Security That Learns Instead of Repeats
The traditional model of home security operated on triggering events. Something happened, then the alarm responded. That model is being replaced by learning based systems that analyze behavior over time. Cameras equipped with intelligent detection can distinguish between familiar and unfamiliar movement. Security systems can recognize patterns such as daily routines, nighttime activity, service visits and pets.
Movement is no longer the only variable. Systems now analyze sound signatures, thermal patterns, and the timing and direction of motion. This reduces false alerts and creates context driven responses. If activity occurs outside the normal pattern, the system flags it. If it matches expected behavior, it remains silent.
Lighting systems are being integrated into this predictive layer. Outdoor lights along pathways activate only when movement appears unusual. Perimeter detection technology now uses a blend of thermal imaging, radar and optical analysis to detect suspicious activity long before a breach occurs.
In community settings, these tools can work as a network. Shared perimeter detection and intelligent gate control reduce the need for constant manual oversight. The environment reads itself and prioritizes anomalies. The homeowner receives fewer alerts, but each alert is more meaningful.
A New Understanding of Digital Safety Inside the Home
Digital protection is now as important as physical security. Homes rely on interconnected devices that exchange information continuously. This includes climate systems, lighting networks, appliances, entertainment systems, entry controls, and wearable devices linked to home platforms.
Modern network systems monitor unusual data flows and block unauthorized access attempts automatically. Encrypted communication between devices prevents interception and tampering. Authentication tools now include biometric verification, temporary access codes for guests and time restricted digital keys.
Digital safety also depends on system redundancy. Many smart homes now operate on combined communication protocols so that essential safety devices continue functioning even if one network fails. This prevents situations where alarms or sensors go offline due to a temporary issue in the home’s internet connection.
Residents are becoming more familiar with digital hygiene practices. Secure network configuration, device isolation and proper authentication methods are becoming household standards. This shift ensures that the digital foundation of the home is just as secure as its physical structure.

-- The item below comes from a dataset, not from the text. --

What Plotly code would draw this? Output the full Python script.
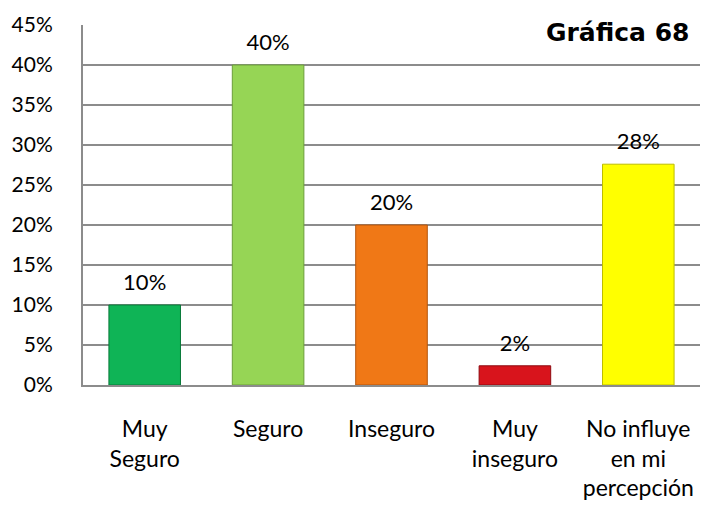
import plotly.graph_objects as go

categories = ["Muy<br>Seguro", "Seguro", "Inseguro", "Muy<br>inseguro", "No influye<br>en mi<br>percepción"]
values = [0.10, 0.40, 0.20, 0.024, 0.276]
bar_colors = ["#0FB456", "#96D555", "#F07816", "#D8141C", "#FFFF00"]
edge_colors = ["#0A7A3A", "#6C9E3A", "#B4550C", "#8E0A10", "#BDBD00"]
y_ticks = [0, 0.05, 0.10, 0.15, 0.20, 0.25, 0.30, 0.35, 0.40, 0.45]
y_tick_labels = ["0%", "5%", "10%", "15%", "20%", "25%", "30%", "35%", "40%", "45%"]
chart_title = "Gráfica 68"

font_family = "Lato, 'Open Sans', sans-serif"

fig = go.Figure()

fig.add_trace(
    go.Bar(
        x=categories,
        y=values,
        marker=dict(color=bar_colors, line=dict(color=edge_colors, width=1)),
        hoverinfo="skip",
    )
)

# value labels sit above each bar; the invisible marker sets their lift
fig.add_trace(
    go.Scatter(
        x=categories,
        y=values,
        mode="markers+text",
        marker=dict(size=14, opacity=0),
        texttemplate="%{y:.0%}",
        textposition="top center",
        textfont=dict(family=font_family, size=22, color="#000000"),
        cliponaxis=False,
        hoverinfo="skip",
    )
)

fig.update_layout(
    width=711,
    height=512,
    margin=dict(l=83, r=11, t=23, b=126),
    paper_bgcolor="#FFFFFF",
    plot_bgcolor="#FFFFFF",
    bargap=0.42,
    showlegend=False,
    font=dict(family=font_family, size=21, color="#000000"),
    xaxis=dict(
        showgrid=False,
        showline=True,
        linecolor="#8C8C8C",
        linewidth=2,
        ticks="",
        ticklabelstandoff=22,
        tickfont=dict(family=font_family, size=23, color="#000000"),
    ),
    yaxis=dict(
        range=[0, 0.45],
        tickvals=y_ticks,
        ticktext=y_tick_labels,
        showgrid=True,
        gridcolor="#8C8C8C",
        gridwidth=2,
        zeroline=False,
        showline=True,
        linecolor="#8C8C8C",
        linewidth=2,
        ticks="",
        ticklabelstandoff=24,
        tickfont=dict(family=font_family, size=21, color="#000000"),
    ),
    annotations=[
        dict(
            text="<b>" + chart_title + "</b>",
            xref="paper",
            yref="paper",
            x=0.996,
            y=0.978,
            xanchor="right",
            yanchor="middle",
            showarrow=False,
            bgcolor="#FFFFFF",
            borderpad=8,
            font=dict(family="'DejaVu Sans', sans-serif", size=25, color="#000000"),
        )
    ],
)

fig.write_html("out.html")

From Reaction to Prevention: The Future of Home Protection
Predictive tools represent the real transformation in home safety. Instead of waiting for an event, systems now analyze long term patterns and forecast problems. Electrical load monitoring can detect chronic imbalances and prevent equipment failure. Water pressure analytics can identify early signs of pipe fatigue. Structural vibration sensors can detect shifts that indicate foundational stress or external impact.
Predictive smoke analysis is becoming increasingly common. Instead of responding to dense smoke, sensors measure the progression of particle concentration to identify fires at the earliest stage. Some systems can automatically shut down ventilation to reduce the spread of fumes.

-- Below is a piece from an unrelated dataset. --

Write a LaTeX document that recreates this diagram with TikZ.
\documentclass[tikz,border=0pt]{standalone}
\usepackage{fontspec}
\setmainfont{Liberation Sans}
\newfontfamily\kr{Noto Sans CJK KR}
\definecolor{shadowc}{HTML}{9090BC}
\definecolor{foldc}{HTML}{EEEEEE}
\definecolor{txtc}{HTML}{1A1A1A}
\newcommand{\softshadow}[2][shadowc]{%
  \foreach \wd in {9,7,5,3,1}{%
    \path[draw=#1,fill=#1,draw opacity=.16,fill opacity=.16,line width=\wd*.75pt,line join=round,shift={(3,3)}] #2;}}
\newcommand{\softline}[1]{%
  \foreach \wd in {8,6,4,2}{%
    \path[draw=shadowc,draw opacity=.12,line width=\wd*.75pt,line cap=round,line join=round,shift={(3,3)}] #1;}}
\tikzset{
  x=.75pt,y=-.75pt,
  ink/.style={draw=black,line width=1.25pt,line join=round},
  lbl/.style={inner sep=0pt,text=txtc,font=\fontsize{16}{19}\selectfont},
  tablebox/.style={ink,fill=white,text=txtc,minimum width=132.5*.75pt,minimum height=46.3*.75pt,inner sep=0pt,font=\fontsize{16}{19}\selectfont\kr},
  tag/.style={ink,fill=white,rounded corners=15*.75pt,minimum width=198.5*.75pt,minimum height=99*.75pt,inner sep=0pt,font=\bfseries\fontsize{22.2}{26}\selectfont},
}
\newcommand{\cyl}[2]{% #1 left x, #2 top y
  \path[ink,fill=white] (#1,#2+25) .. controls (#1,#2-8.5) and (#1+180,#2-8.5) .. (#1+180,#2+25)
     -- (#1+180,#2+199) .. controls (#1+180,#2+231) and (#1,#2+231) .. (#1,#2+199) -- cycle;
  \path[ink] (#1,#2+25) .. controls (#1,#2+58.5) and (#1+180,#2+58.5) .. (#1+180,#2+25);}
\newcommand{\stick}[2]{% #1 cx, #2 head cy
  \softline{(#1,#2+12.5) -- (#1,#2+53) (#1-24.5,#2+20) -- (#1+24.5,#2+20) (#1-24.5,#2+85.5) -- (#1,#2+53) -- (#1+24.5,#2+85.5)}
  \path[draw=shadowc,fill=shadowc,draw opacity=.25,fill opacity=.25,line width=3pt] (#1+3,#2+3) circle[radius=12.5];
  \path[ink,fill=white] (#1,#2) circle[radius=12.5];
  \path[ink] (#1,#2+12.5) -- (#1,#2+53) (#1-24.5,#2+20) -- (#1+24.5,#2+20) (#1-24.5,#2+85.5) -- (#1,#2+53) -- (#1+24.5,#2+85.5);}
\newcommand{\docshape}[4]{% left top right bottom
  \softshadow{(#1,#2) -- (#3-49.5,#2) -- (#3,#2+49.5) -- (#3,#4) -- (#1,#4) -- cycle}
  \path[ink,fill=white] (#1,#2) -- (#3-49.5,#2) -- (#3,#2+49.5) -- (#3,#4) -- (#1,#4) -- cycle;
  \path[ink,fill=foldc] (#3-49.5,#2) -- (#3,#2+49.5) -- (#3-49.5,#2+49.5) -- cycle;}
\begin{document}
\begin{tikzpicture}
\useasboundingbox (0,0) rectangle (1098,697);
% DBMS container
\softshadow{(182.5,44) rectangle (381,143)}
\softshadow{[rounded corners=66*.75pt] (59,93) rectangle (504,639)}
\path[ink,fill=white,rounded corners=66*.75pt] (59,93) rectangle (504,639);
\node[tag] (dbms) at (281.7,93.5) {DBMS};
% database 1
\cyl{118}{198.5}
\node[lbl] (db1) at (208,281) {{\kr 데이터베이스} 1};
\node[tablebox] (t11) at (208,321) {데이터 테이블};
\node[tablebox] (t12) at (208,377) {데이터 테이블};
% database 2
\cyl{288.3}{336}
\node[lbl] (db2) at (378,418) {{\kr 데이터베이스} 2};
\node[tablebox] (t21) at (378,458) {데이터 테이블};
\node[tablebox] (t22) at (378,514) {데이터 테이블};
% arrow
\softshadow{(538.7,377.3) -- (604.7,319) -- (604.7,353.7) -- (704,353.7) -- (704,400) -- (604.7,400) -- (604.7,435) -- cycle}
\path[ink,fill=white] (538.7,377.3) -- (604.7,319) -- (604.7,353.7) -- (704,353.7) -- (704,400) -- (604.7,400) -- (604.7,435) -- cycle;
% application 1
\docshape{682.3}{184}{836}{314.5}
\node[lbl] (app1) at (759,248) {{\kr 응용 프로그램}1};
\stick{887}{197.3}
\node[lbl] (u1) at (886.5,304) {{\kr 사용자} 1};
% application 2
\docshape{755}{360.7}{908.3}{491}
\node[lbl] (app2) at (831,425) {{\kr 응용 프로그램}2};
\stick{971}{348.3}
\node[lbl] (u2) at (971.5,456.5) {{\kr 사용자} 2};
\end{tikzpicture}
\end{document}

Emergency integrations are becoming smarter. When severe risks are detected, systems can notify emergency responders automatically with precise information about location and type of incident. This reduces response time and increases the chances of preventing serious damage.
On a broader scale, communities are beginning to experiment with interconnected safety grids. Homes share anonymized alerts related to environmental risks such as gas concentrations, seismic activity or air quality fluctuations. This creates a responsive neighborhood network where residents benefit from collective awareness.
Urban planners are studying how these technologies can integrate with city infrastructure. Future safety models may allow homes to interact with public systems that monitor weather, pollution, power stability and transportation conditions.
The Home of the Future Is Aware, Not Defensive
The next wave of home safety is defined by awareness rather than defense. A safe home is no longer one that simply locks intruders out. It is one that reads the environment, analyzes behavior, monitors internal systems, protects connectivity and predicts risks.
This new model changes the relationship between people and the homes they live in. A home becomes a partner in maintaining stability. It identifies changes before residents notice them. It filters noise from real threats. It creates quiet protection that does not interrupt daily life.
As technology progresses, homes will continue to evolve. They may soon manage energy consumption automatically, regulate air purity dynamically, detect structural fatigue, balance humidity for health and coordinate with citywide systems.
Home safety will become a silent, intuitive layer of living. It will be built into the rhythm of the home itself. People expect their homes to do more than protect them from external threats. They expect spaces that think, respond and prevent. This expectation is shaping the future of safety, and the next generation of homes is already being built around it.